The Biggest Loser of Iraq’s Election Could Be Iran

2021-10-16 19:12:55


DRAW

foreignpolicy

On Sunday, Iraq held its fifth national elections since the removal of Saddam Hussein in 2003, with the national parliament’s 329 seats at stake. While final results have yet to be announced, the biggest losers appear to be pro-Iranian militant groups, which have already said they’ll reject the outcome and have issued veiled and not-so-veiled threats of violence.

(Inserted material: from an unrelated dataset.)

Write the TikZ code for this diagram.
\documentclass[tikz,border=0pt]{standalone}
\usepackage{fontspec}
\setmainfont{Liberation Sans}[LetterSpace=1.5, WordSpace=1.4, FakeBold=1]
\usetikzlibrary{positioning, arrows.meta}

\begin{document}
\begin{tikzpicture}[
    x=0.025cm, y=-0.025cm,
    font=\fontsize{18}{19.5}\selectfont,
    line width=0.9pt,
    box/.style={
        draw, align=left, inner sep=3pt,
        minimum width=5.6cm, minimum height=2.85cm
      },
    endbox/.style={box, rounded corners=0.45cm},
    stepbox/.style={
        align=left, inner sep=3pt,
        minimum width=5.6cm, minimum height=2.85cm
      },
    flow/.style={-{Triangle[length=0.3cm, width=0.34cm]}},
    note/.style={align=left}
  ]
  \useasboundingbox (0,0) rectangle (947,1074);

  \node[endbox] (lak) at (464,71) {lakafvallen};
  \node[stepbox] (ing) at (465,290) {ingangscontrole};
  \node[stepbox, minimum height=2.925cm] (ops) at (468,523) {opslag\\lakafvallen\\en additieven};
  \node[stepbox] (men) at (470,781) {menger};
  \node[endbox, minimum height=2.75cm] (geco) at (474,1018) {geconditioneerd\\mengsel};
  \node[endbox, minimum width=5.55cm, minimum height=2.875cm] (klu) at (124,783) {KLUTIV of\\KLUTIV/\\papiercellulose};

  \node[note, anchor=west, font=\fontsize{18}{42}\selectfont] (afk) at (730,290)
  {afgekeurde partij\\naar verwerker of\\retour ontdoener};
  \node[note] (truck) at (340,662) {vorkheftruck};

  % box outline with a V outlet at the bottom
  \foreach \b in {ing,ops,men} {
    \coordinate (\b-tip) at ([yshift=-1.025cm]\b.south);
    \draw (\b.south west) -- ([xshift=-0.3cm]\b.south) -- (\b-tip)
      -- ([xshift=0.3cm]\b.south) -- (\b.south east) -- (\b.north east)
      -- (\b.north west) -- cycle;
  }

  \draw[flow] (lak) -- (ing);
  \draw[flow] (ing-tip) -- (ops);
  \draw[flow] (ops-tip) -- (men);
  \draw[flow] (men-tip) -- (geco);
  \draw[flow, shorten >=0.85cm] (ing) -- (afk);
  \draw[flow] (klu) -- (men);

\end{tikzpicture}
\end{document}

Another loser of the election is Iraq’s struggling democracy itself. Believing their system to be manipulated, about 60 percent of eligible voters stayed away from the polls. That hasn’t kept the government and election monitors from touting the vote as a success—it went relatively smoothly, there were no incidents of violence, and most voters had easy access to polling stations. Electronic voting and biometric registration cards had been introduced with the promise of eliminating the kind of fraud that undermined the last elections in 2018.

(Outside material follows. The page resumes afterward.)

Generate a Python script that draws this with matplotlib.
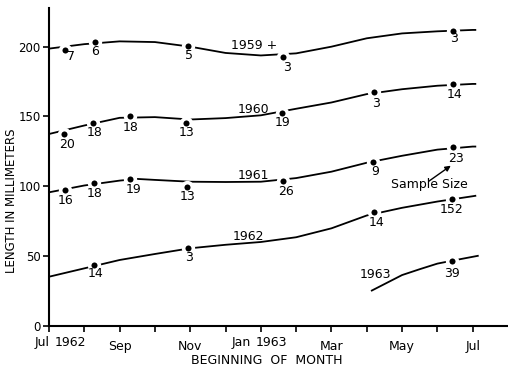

However, the Iraqi government and Independent High Electoral Commission promised to deliver the results within 24 hours of the polls closing, which would have been Monday night. Instead, the results of only 10 provinces were announced on Monday, with Baghdad and eight other provinces still trickling in. When the electoral commission made the initial results public online, its website crashed as Iraqis rushed to see the results. A delay in electronic vote counting meant that some boxes had to be counted manually without external monitors, further undermining Iraqis’ trust.

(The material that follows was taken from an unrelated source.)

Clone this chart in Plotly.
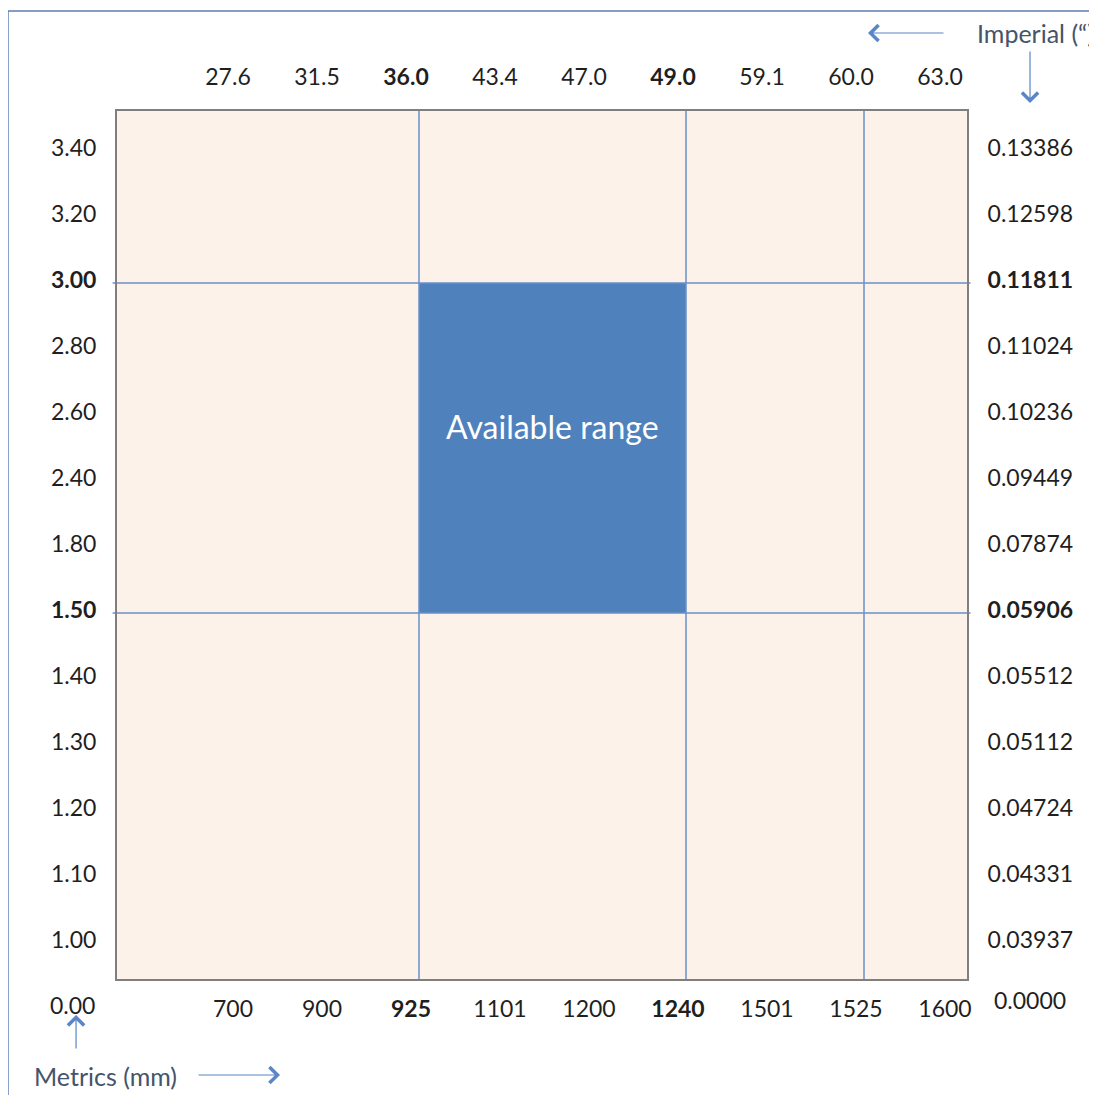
import plotly.graph_objects as go

# ---- data ----
metric_x_labels = ["700", "900", "925", "1101", "1200", "1240", "1501", "1525", "1600"]
imperial_x_labels = ["27.6", "31.5", "36.0", "43.4", "47.0", "49.0", "59.1", "60.0", "63.0"]
metric_y_labels = ["1.00", "1.10", "1.20", "1.30", "1.40", "1.50", "1.80",
                   "2.40", "2.60", "2.80", "3.00", "3.20", "3.40"]
imperial_y_labels = ["0.03937", "0.04331", "0.04724", "0.05112", "0.05512", "0.05906", "0.07874",
                     "0.09449", "0.10236", "0.11024", "0.11811", "0.12598", "0.13386"]
bold_labels = ["925", "1240", "36.0", "49.0", "1.50", "3.00", "0.05906", "0.11811"]
grid_x = ["925", "1240", "1525"]
grid_y = ["1.50", "3.00"]
available_x = ["925", "1240"]
available_y = ["1.50", "3.00"]
origin_metric = "0.00"
origin_imperial = "0.0000"

FONT = "Lato"
TXT = "#1F1F1F"
LINE_BLUE = "#6A8FC9"
RECT_BLUE = "#4F81BD"
NOTE = "#44546A"
ARROW = "#5B86C5"


def fmt(s):
    return f"<b>{s}</b>" if s in bold_labels else s


xi = {s: i + 1 for i, s in enumerate(metric_x_labels)}
yi = {s: i + 1 for i, s in enumerate(metric_y_labels)}
xvals = [xi[s] for s in metric_x_labels]
yvals = [yi[s] for s in metric_y_labels]

XR = [-0.4045, 9.1685]
YR = [0.4394, 13.621]

fig = go.Figure()

# available range rectangle
x0, x1 = xi[available_x[0]], xi[available_x[1]]
y0, y1 = yi[available_y[0]], yi[available_y[1]]
fig.add_trace(go.Scatter(
    x=[x0, x1, x1, x0, x0], y=[y0, y0, y1, y1, y0],
    fill="toself", fillcolor=RECT_BLUE, mode="lines",
    line=dict(width=0), hoverinfo="skip", showlegend=False))
# invisible trace for secondary axes
fig.add_trace(go.Scatter(x=[1], y=[1], xaxis="x2", yaxis="y2", mode="markers",
                         marker=dict(opacity=0), hoverinfo="skip", showlegend=False))

shapes = []
for g in grid_x:
    shapes.append(dict(type="line", xref="x", yref="paper", x0=xi[g], x1=xi[g], y0=0, y1=1,
                       line=dict(color=LINE_BLUE, width=1.5), layer="above"))
for g in grid_y:
    shapes.append(dict(type="line", xref="paper", yref="y", x0=-0.004, x1=1.003, y0=yi[g], y1=yi[g],
                       line=dict(color=LINE_BLUE, width=1.5), layer="above"))
# plot border
shapes.append(dict(type="rect", xref="paper", yref="paper", x0=0, x1=1, y0=0, y1=1,
                   line=dict(color="#7F7F7F", width=2), layer="above"))
# outer frame
shapes.append(dict(type="rect", xref="paper", yref="paper", x0=-0.1268, x1=1.3, y0=-0.2, y1=1.1138,
                   line=dict(color="#5B7DB5", width=1.5), layer="below"))


def note(text, x, y, size, color, anchor="center"):
    return dict(text=text, x=x, y=y, xref="paper", yref="paper", xanchor=anchor, yanchor="middle",
                showarrow=False, font=dict(family=FONT, size=size, color=color))


def arrow(x, y, ax, ay):
    return dict(text="", x=x, y=y, xref="paper", yref="paper", ax=ax, ay=ay,
                showarrow=True, arrowhead=4, arrowsize=2.6, arrowwidth=1.2, arrowcolor=ARROW)


annotations = [
    dict(text="Available range", x=(x0 + x1) / 2, y=(y0 + y1) / 2, xref="x", yref="y",
         yshift=21, showarrow=False, font=dict(family=FONT, size=32, color="white")),
    note(origin_metric, -0.0516, -0.0287, 23, TXT),
    note(origin_imperial, 1.0728, -0.023, 23, TXT),
    note("Imperial (“)", 1.0082, 1.0885, 25, NOTE, anchor="left"),
    note("Metrics (mm)", -0.0129, -0.1103, 25, NOTE),
    arrow(0.8826, 1.0885, 77, 0),
    arrow(1.0728, 1.00805, 0, -53),
    arrow(-0.0469, -0.0402, 0, 35),
    arrow(0.1925, -0.1092, -83, 0),
]

tickfont = dict(family=FONT, size=23, color=TXT)
common = dict(showgrid=False, zeroline=False, showline=False, ticks="outside",
              tickcolor="rgba(0,0,0,0)", tickfont=tickfont, fixedrange=True)

# the page body has an 8px margin, so the figure is offset by 8px
fig.update_layout(
    width=1089, height=1087,
    margin=dict(l=108, r=129, t=102, b=115),
    paper_bgcolor="white", plot_bgcolor="#FDF2E9",
    showlegend=False,
    xaxis=dict(range=XR, tickmode="array", tickvals=xvals,
               ticktext=[fmt(s) for s in metric_x_labels], ticklen=8, ticklabelshift=-8, **common),
    xaxis2=dict(range=XR, overlaying="x", side="top", tickmode="array", tickvals=xvals,
                ticktext=[fmt(s) for s in imperial_x_labels], ticklen=15, ticklabelshift=-13, **common),
    yaxis=dict(range=YR, tickmode="array", tickvals=yvals,
               ticktext=[fmt(s) for s in metric_y_labels], ticklen=14, ticklabelshift=-3, **common),
    yaxis2=dict(range=YR, overlaying="y", side="right", tickmode="array", tickvals=yvals,
                ticktext=[fmt(s) for s in imperial_y_labels], ticklen=14, ticklabelshift=-3, **common),
    shapes=shapes, annotations=annotations,
)

fig.write_html("out.html")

The mood remains tense. Rumors that Iran and its proxies would tamper with the results were fed by the news that Esmail Qaani, commander of the Quds Force of Iran’s Islamic Revolutionary Guard Corps and Tehran’s point person for Iraq, had arrived in Baghdad. Iran has every reason to be dissatisfied with the poor showing of its proxies in the election. In Iraq, key pro-Iranian figures have called the election illegitimate. Hadi al-Amiri, the leader of the Fatah coalition, which likely lost several parliamentary seats, threatened to reject the results. Prominent militia leader Abu Ali al-Askari, who is also known as Hussein Mounes and leads the pro-Iranian Kataib Hezbollah, issued a not-so-veiled threat of force against the Independent High Electoral Commission. Kataib Hezbollah failed to win a single seat in parliament.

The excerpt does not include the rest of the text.